#15 “Funny Ha Ha”

#15“Funny Ha Ha”

Marnie (Kate Dollenmayer) is 23, and she drifts through “Funny Ha Ha,”Andrew Bujalski’s low-budget first feature, in search of love and employment – with pretty disappointing results. The young men she is drawn to don’t reciprocate, and she can’t quite bring herself to respond to the one guy who seems to be genuinely smitten with her. After temping for a while, she finds a job doing research for a professor, which seems reasonably tolerable.

What gives this film its quiet pathos is not so much the relative bleakness of Marnie’s circumstances but the modesty of her expectations. At one point, she makes a to-do list, and its lack of ambition – “spend more time outdoors,” “make friends with Jackie,” “learn to play chess” – is both funny and sad.

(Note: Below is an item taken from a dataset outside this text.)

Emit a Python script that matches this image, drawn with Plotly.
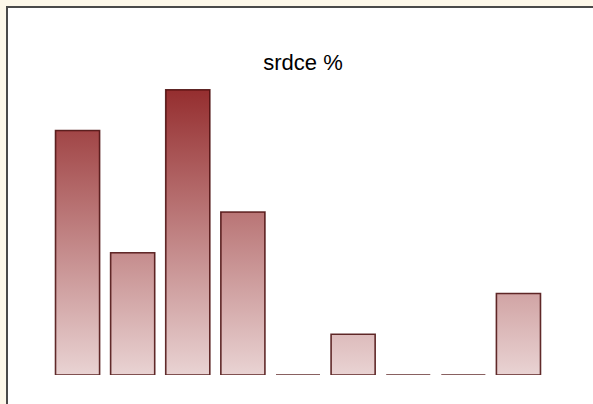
import plotly.graph_objects as go

# Data
categories = ["1", "2", "3", "4", "5", "6", "7", "8", "9"]
values = [6, 3, 7, 4, 0, 1, 0, 0, 2]
title_text = "srdce %"

W, H = 593, 404
L, R, T, B = 50, 47, 49, 29
plot_w = W - L - R
plot_h = H - T - B
y_max = 8
bar_half = 0.4

xs, ys = [], []
for i, v in enumerate(values):
    xs += [i - bar_half, i - bar_half, i + bar_half, i + bar_half, i - bar_half, None]
    ys += [0, v, v, 0, 0, None]

fig = go.Figure()
fig.add_trace(go.Scatter(
    x=xs, y=ys, mode="lines", fill="toself",
    line=dict(color="rgba(70,8,8,0.85)", width=1.6),
    fillgradient=dict(type="vertical",
                      colorscale=[[0, "#e9d3d3"], [1, "#952e2f"]],
                      start=0, stop=max(values)),
    hoverinfo="skip", showlegend=False,
))

# frame (white panel with dark border, page background cream)
def px_to_paper_x(px):
    return (px - L) / plot_w

def px_to_paper_y(py):
    return (H - B - py) / plot_h

fig.add_shape(type="rect", xref="paper", yref="paper", layer="below",
              x0=px_to_paper_x(7), x1=px_to_paper_x(W + 10),
              y0=px_to_paper_y(H + 10), y1=px_to_paper_y(7),
              fillcolor="white", line=dict(color="#4a4a4a", width=2))

fig.update_layout(
    width=W, height=H,
    margin=dict(l=L, r=R, t=T, b=B),
    paper_bgcolor="#fdf8ea",
    plot_bgcolor="rgba(0,0,0,0)",
    title=dict(text=title_text, xref="container", yref="container",
               x=303 / W, y=1 - 62 / H, xanchor="center", yanchor="middle",
               font=dict(family="Liberation Sans, Arial", size=22, color="black")),
    xaxis=dict(range=[-0.5, len(values) - 0.5], visible=False, fixedrange=True),
    yaxis=dict(range=[0, y_max], visible=False, fixedrange=True),
    showlegend=False,
)

fig.write_html("out.html", config={"displayModeBar": False},
               post_script="document.body.style.margin='0';"
                           "document.body.style.background='#fdf8ea';"
                           "document.body.style.overflow='hidden';")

Marnie would never admit to anything more acute than mild depression, and Mr. Bujalski captures the ache of her existence without pity or melodrama. She is lonely, but far from alone, because “Funny Ha Ha,” much as it is the story of a few difficult, uneventful months in her life, is also a deft group portrait of recent college graduates – her friends, co-workers and would-be lovers – groping their way across the flatlands of early adulthood.

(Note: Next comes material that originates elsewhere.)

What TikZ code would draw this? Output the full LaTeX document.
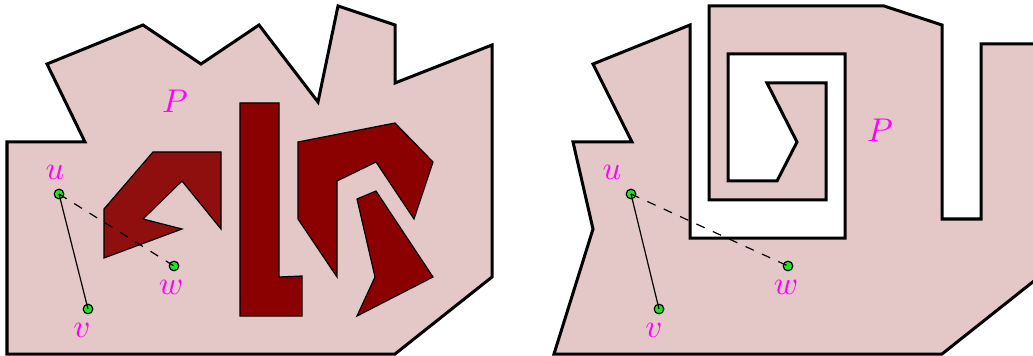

Their conversational tics sound at once stylized and improvised, and the movie’s narrative rhythms are loose and ambling. It feels as artless and scattered as Marnie and her cohort, who wear old T-shirts with holes in them and decorate their apartments with nondescript furniture, some of it probably hauled in from the sidewalk. But this scruffiness is a bit deceptive, as “Funny Ha Ha” has both a subtle, delicate shape and a point.

Followups

Mutual Appreciation (2005)

Alan’s band, the Bumblebees, has recently broken up after releasing an EP that got some attention. Alan has moved to Brooklyn, where he is trying to get solo gigs, and spending a lot of time with his old friend Lawrence and Lawrence’s girlfriend, Ellie.

Beeswax (2009)

In this typically low-key comedy drama from independent writer/director Andrew Bujalski, Jeannie and Lauren are a pair of twin sisters living in Austin, TX, who are close without having much in common. Jeannie, who is confined to a wheelchair, runs a well-established vintage clothing store called Storyville with her longtime friend Amanda, while Lauren drifts from job to job and is pondering an offer to teach English in Kenya. Jeannie and Amanda have had a falling out and Jeannie is worried about her stake in the business, especially since the original partnership agreements were drawn up by Amanda’s father.


Media

Official Trailer – Funny Ha Ha

Official Trailer – Beeswax

Did You Know

*Andrew Bujalski  has been called the “Godfather of Mumblecore.”

*Neither film received theatrical distribution until 2005 and 2006, respectively.

*Bujalski wrote both screenplays, and appears as an actor, playing a major role in both films.

*In 2006, Bujalski appeared as an actor and contributed to the screenplay of the Joe Swanberg film Hannah Takes the Stairs.